AnyLogic — a graphical, Java-backed platform that's the Swiss-army knife here. Best when you need multiple methods — discrete-event, continuous and agent-based, often in one hybrid model — across logistics, manufacturing, healthcare or urban planning. Strengths: intuitive drag-and-drop, comprehensive libraries, rich 2D/3D animation and built-in experiments (optimization, sensitivity, Monte Carlo). Weaknesses: a steep learning curve and a business/industrial bias that suits it poorly to deep physical-chemical phenomena. Think: a supply-chain network or a pedestrian crowd.

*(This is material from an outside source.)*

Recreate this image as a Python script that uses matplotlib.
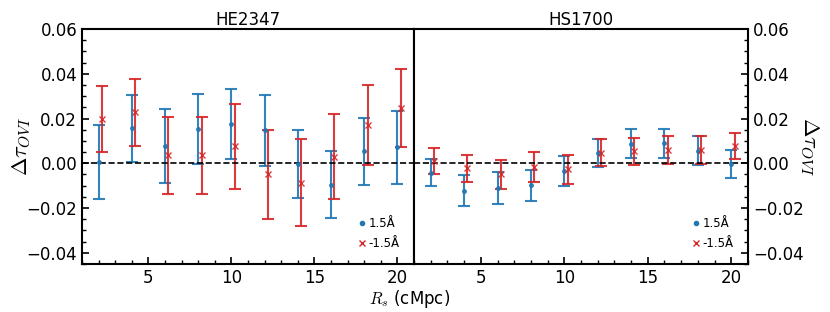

NetLogo — a friendly, Logo-based platform built for agent-based and complex-adaptive systems: social, ecological, cellular. Strengths: simple, playful, brilliantly educational, and surprisingly powerful at emergent behaviour from simple rules. Weaknesses: narrow (not for discrete-event or continuous work) and low on fine-grained control. Think: flocking birds, a spreading forest fire, or Conway's Game of Life.
The rule of thumb: math and engineering → MATLAB; mixed-method business systems → AnyLogic; emergent agent behaviour → NetLogo.
The bottom line
Simulation modeling is, at its heart, the art of building a trustworthy little universe and then asking it hard questions. Master it and you can stress-test a bridge, optimize a factory, or predict a market without touching the real thing — answering questions reality would charge a fortune to answer.
But "trustworthy" is the load-bearing word, and it's worth one last note of caution. A simulation produces confident, precise, beautifully-charted numbers whether or not its assumptions are sound — and confidence is seductive. We can model almost any system now, in stunning detail. Whether the model is telling us about the world or just about our own assumptions dressed up as the world is, uh... exactly what validation is for, and exactly the step people are most tempted to skip. Build the model right, then make sure it's the right model — and the tiny universe you've built becomes something you can actually believe.